* _YOUR GOAL_: Below are some records. Say how many of their lines include the string "this", giving only the number.
----------------------------------------
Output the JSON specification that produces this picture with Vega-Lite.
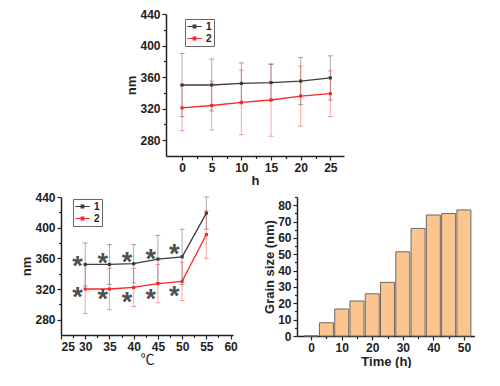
{
  "$schema": "https://vega.github.io/schema/vega-lite/v6.json",
  "background": "white",
  "padding": {"left": 20, "top": 8, "right": 0, "bottom": 0},
  "datasets": {
    "time_nm": [
      {"h": 0, "s": "1", "m": 350, "lo": 310, "hi": 390},
      {"h": 5, "s": "1", "m": 350, "lo": 317, "hi": 383},
      {"h": 10, "s": "1", "m": 352, "lo": 326, "hi": 378},
      {"h": 15, "s": "1", "m": 353, "lo": 330, "hi": 376},
      {"h": 20, "s": "1", "m": 355, "lo": 325, "hi": 385},
      {"h": 25, "s": "1", "m": 359, "lo": 331, "hi": 387},
      {"h": 0, "s": "2", "m": 321, "lo": 292, "hi": 350},
      {"h": 5, "s": "2", "m": 324, "lo": 293, "hi": 355},
      {"h": 10, "s": "2", "m": 328, "lo": 287, "hi": 369},
      {"h": 15, "s": "2", "m": 331, "lo": 285, "hi": 377},
      {"h": 20, "s": "2", "m": 336, "lo": 298, "hi": 374},
      {"h": 25, "s": "2", "m": 339, "lo": 310, "hi": 368}
    ],
    "temp_nm": [
      {"t": 30, "s": "1", "m": 352, "lo": 324, "hi": 380},
      {"t": 35, "s": "1", "m": 352, "lo": 326, "hi": 378},
      {"t": 40, "s": "1", "m": 353, "lo": 328, "hi": 378},
      {"t": 45, "s": "1", "m": 359, "lo": 328, "hi": 390},
      {"t": 50, "s": "1", "m": 362, "lo": 326, "hi": 398},
      {"t": 55, "s": "1", "m": 419, "lo": 398, "hi": 440},
      {"t": 30, "s": "2", "m": 320, "lo": 288, "hi": 352},
      {"t": 35, "s": "2", "m": 320, "lo": 293, "hi": 347},
      {"t": 40, "s": "2", "m": 322, "lo": 297, "hi": 347},
      {"t": 45, "s": "2", "m": 327, "lo": 302, "hi": 352},
      {"t": 50, "s": "2", "m": 330, "lo": 305, "hi": 355},
      {"t": 55, "s": "2", "m": 391, "lo": 360, "hi": 422}
    ],
    "stars": [
      {"t": 28.4, "v": 357}, {"t": 33.6, "v": 361}, {"t": 38.6, "v": 362},
      {"t": 43.5, "v": 365.5}, {"t": 48.4, "v": 372},
      {"t": 28.4, "v": 316}, {"t": 33.6, "v": 313}, {"t": 38.6, "v": 310},
      {"t": 43.5, "v": 313.5}, {"t": 48.4, "v": 318}
    ],
    "grain": [
      {"time": 0, "g": 0}, {"time": 5, "g": 8.1}, {"time": 10, "g": 16.5},
      {"time": 15, "g": 21.4}, {"time": 20, "g": 25.8}, {"time": 25, "g": 32.8},
      {"time": 30, "g": 51.5}, {"time": 35, "g": 65.8}, {"time": 40, "g": 74},
      {"time": 45, "g": 74.9}, {"time": 50, "g": 77.1}
    ]
  },
  "resolve": {"scale": {"color": "independent"}, "legend": {"color": "independent"}},
  "spacing": 4,
  "vconcat": [
    {
      "spacing": 0,
      "resolve": {"scale": {"color": "independent"}, "legend": {"color": "independent"}},
      "hconcat": [
        {"width": 64, "height": 1, "data": {"values": []}, "mark": {"type": "point", "opacity": 0}, "encoding": {}},
        {
          "width": 178,
          "height": 142,
          "data": {"name": "time_nm"},
          "encoding": {
            "x": {"field": "h", "type": "quantitative", "scale": {"domain": [-2.7, 27.3], "nice": false, "zero": false},
                  "axis": {"values": [0, 2.5, 5, 7.5, 10, 12.5, 15, 17.5, 20, 22.5, 25], "labelExpr": "datum.value % 5 == 0 ? datum.label : ''",
                           "tickSize": {"condition": {"test": "datum.value % 5 == 0", "value": 4}, "value": 2.5},
                           "title": "h", "titlePadding": 1, "labelOverlap": false}},
            "y": {"field": "m", "type": "quantitative", "scale": {"domain": [260, 440], "nice": false, "zero": false},
                  "axis": {"values": [280, 300, 320, 340, 360, 380, 400, 420, 440], "labelExpr": "datum.value % 40 == 0 ? datum.label : ''",
                           "tickSize": {"condition": {"test": "datum.value % 40 == 0", "value": 4}, "value": 2.5},
                           "title": "nm", "labelOverlap": false}},
            "color": {"field": "s", "type": "nominal", "scale": {"domain": ["1", "2"], "range": ["#3c3c3c", "#f5282a"]},
                      "legend": {"orient": "none", "legendX": 19, "legendY": 5}}
          },
          "layer": [
            {"mark": {"type": "rule", "strokeWidth": 1, "opacity": 0.42},
             "encoding": {"y": {"field": "lo", "type": "quantitative"}, "y2": {"field": "hi"}}},
            {"mark": {"type": "tick", "orient": "horizontal", "size": 5, "thickness": 1, "opacity": 0.45},
             "encoding": {"y": {"field": "lo", "type": "quantitative"}}},
            {"mark": {"type": "tick", "orient": "horizontal", "size": 5, "thickness": 1, "opacity": 0.45},
             "encoding": {"y": {"field": "hi", "type": "quantitative"}}},
            {"mark": {"type": "line", "strokeWidth": 1.3, "point": {"shape": "square", "size": 10, "filled": true}}}
          ]
        }
      ]
    },
    {
      "spacing": 25,
      "resolve": {"scale": {"color": "independent"}, "legend": {"color": "independent"}},
      "hconcat": [
        {
          "width": 172,
          "height": 138,
          "encoding": {
            "x": {"field": "t", "type": "quantitative", "scale": {"domain": [25, 60.5], "nice": false, "zero": false},
                  "axis": {"values": [25, 27.5, 30, 32.5, 35, 37.5, 40, 42.5, 45, 47.5, 50, 52.5, 55, 57.5, 60], "labelExpr": "datum.value % 5 == 0 ? datum.label : ''",
                           "tickSize": {"condition": {"test": "datum.value % 5 == 0", "value": 4}, "value": 2.5},
                           "title": "℃", "titleFont": "Noto Sans CJK SC", "titleFontWeight": "normal", "titleFontSize": 14, "titlePadding": 0, "labelOverlap": false}},
            "y": {"field": "m", "type": "quantitative", "scale": {"domain": [260, 440], "nice": false, "zero": false},
                  "axis": {"values": [280, 300, 320, 340, 360, 380, 400, 420, 440], "labelExpr": "datum.value % 40 == 0 ? datum.label : ''",
                           "tickSize": {"condition": {"test": "datum.value % 40 == 0", "value": 4}, "value": 2.5},
                           "title": "nm", "labelOverlap": false}}
          },
          "layer": [
            {
              "data": {"name": "temp_nm"},
              "encoding": {
                "color": {"field": "s", "type": "nominal", "scale": {"domain": ["1", "2"], "range": ["#3c3c3c", "#f5282a"]},
                          "legend": {"orient": "none", "legendX": 12, "legendY": 2}}
              },
              "layer": [
                {"mark": {"type": "rule", "strokeWidth": 1, "opacity": 0.42},
                 "encoding": {"y": {"field": "lo", "type": "quantitative"}, "y2": {"field": "hi"}}},
                {"mark": {"type": "tick", "orient": "horizontal", "size": 5, "thickness": 1, "opacity": 0.45},
                 "encoding": {"y": {"field": "lo", "type": "quantitative"}}},
                {"mark": {"type": "tick", "orient": "horizontal", "size": 5, "thickness": 1, "opacity": 0.45},
                 "encoding": {"y": {"field": "hi", "type": "quantitative"}}},
                {"mark": {"type": "line", "strokeWidth": 1.3, "point": {"shape": "square", "size": 10, "filled": true}}}
              ]
            },
            {
              "data": {"name": "stars"},
              "mark": {"type": "text", "text": "*", "fontSize": 27, "fontWeight": "bold", "color": "#505050", "baseline": "middle", "dy": 6},
              "encoding": {
                "y": {"field": "v", "type": "quantitative"}
              }
            }
          ]
        },
        {
          "width": 178,
          "height": 139,
          "data": {"name": "grain"},
          "mark": {"type": "bar", "size": 14, "fill": "#fcc48e", "stroke": "#6a6a6a", "strokeWidth": 1},
          "encoding": {
            "x": {"field": "time", "type": "quantitative", "scale": {"domain": [-3, 52], "nice": false, "zero": false},
                  "axis": {"values": [0, 5, 10, 15, 20, 25, 30, 35, 40, 45, 50], "labelExpr": "datum.value % 10 == 0 ? datum.label : ''",
                           "tickSize": {"condition": {"test": "datum.value % 10 == 0", "value": 4}, "value": 2.5},
                           "title": "Time (h)", "titlePadding": 2, "labelOverlap": false}},
            "y": {"field": "g", "type": "quantitative", "scale": {"domain": [0, 85], "nice": false},
                  "axis": {"values": [0, 5, 10, 15, 20, 25, 30, 35, 40, 45, 50, 55, 60, 65, 70, 75, 80, 85], "labelExpr": "datum.value % 10 == 0 ? datum.label : ''",
                           "tickSize": {"condition": {"test": "datum.value % 10 == 0", "value": 4}, "value": 2.5},
                           "title": "Grain size (nm)", "labelOverlap": false}}
          }
        }
      ]
    }
  ],
  "config": {
    "font": "Liberation Sans",
    "view": {"stroke": null},
    "axis": {
      "grid": false,
      "domainColor": "#222",
      "domainWidth": 1.5,
      "tickColor": "#222",
      "tickSize": 4,
      "tickWidth": 1.2,
      "labelFont": "Liberation Sans",
      "labelFontWeight": "bold",
      "labelFontSize": 12,
      "labelColor": "#222",
      "labelPadding": 2,
      "titleFont": "Liberation Sans",
      "titleFontSize": 13,
      "titleFontWeight": "bold",
      "titleColor": "#222",
      "titlePadding": 1
    },
    "legend": {
      "title": null,
      "strokeColor": "#666",
      "fillColor": "white",
      "padding": 2,
      "rowPadding": 1,
      "symbolType": "M-1.6,0H1.6M-0.3,-0.3H0.3V0.3H-0.3Z",
      "symbolSize": 81,
      "symbolStrokeWidth": 1.2,
      "symbolOpacity": 1,
      "symbolOffset": 2,
      "labelOffset": 6,
      "labelFont": "Liberation Sans",
      "labelFontWeight": "bold",
      "labelFontSize": 10,
      "labelColor": "#222"
    }
  }
}
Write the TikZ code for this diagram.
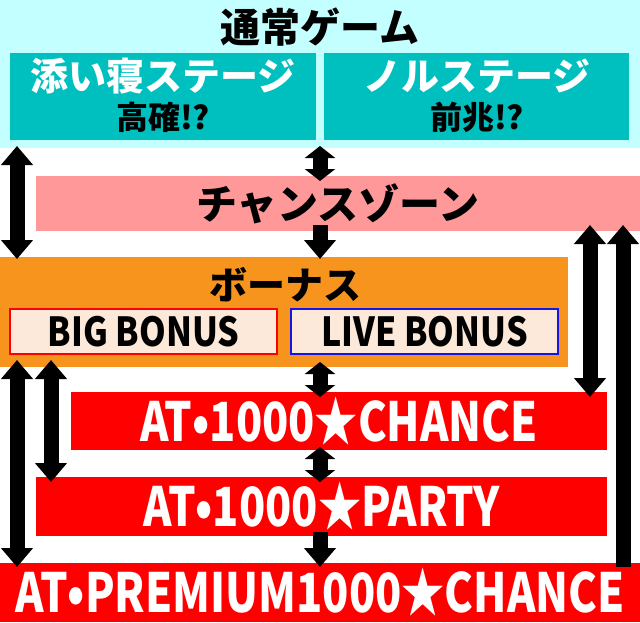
----------------------------------------
* _EXERCISE RESULT_: 2